Ives Plays Ives: The Complete Recordings of Charles Ives at the Piano is an album consisting of recordings, made during the years 1933–1943, of composer Charles Ives playing his own music.

==Background==
By 1933, the year of the first recording session, Ives had nearly completed work on his autobiographical Memos and had retired from the insurance business. He had heard some (mostly disappointing) performances of his instrumental music, but none of his piano compositions. While on vacation in Europe, he decided to visit a recording studio for the first time with the goal of being able to hear and evaluate his music in a detached way. Recording engineer Mary Shipman Howard would later recall that, in addition, Ives "got letters from conductors and performers who were going to play something asking how they should interpret the music", to which he responded: "Interpret, interpret! What are they talking about? If they don't know anything about music—well, all right, I'll tell them."

==Recording sessions==

Ives entered the recording studio on four occasions. On June 12, 1933, he recorded four short tracks on shellac discs at the Columbia Graphophone Company in London. At some point during the mid-1930s, he recorded additional tracks on aluminum Speak-O-Phone discs at a studio in New York City. On May 11, 1938, he visited the Melotone Recording Co. in New York City, where he recorded on lacquer-coated discs, and on April 24, 1943, he recorded his final session at the studio of Mary Shipman Howard, again on lacquer-coated discs.

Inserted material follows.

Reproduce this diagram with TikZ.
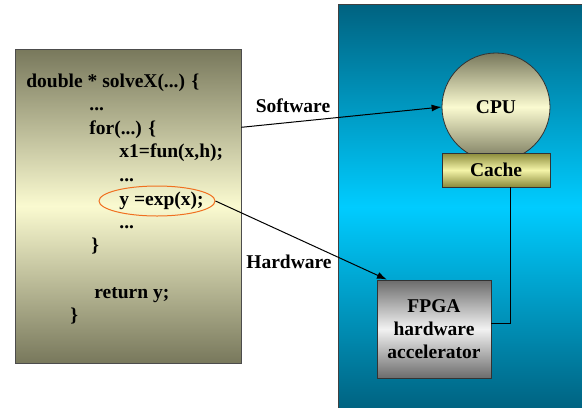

Recording media of the time were limited to five-minutes per side. On some of the recordings, Ives can be heard groaning and muttering "I have to stop", "oh, no, I can't", and other complaints. In an entry in his Memos dated June 12, 1933, the composer railed against the constraints imposed by the studio:

A bell rings... and a nice red light starts—and you start. You get going, going good maybe the first time... Then the nice engineer comes back and says... the last part was not recorded. As I remember, the last part was the only part of the above "going good" part.

He pondered: "Now what has all this got to do with music?... A man may play to himself and his music starts to live—then he tries to put it under a machine, and it's dead!"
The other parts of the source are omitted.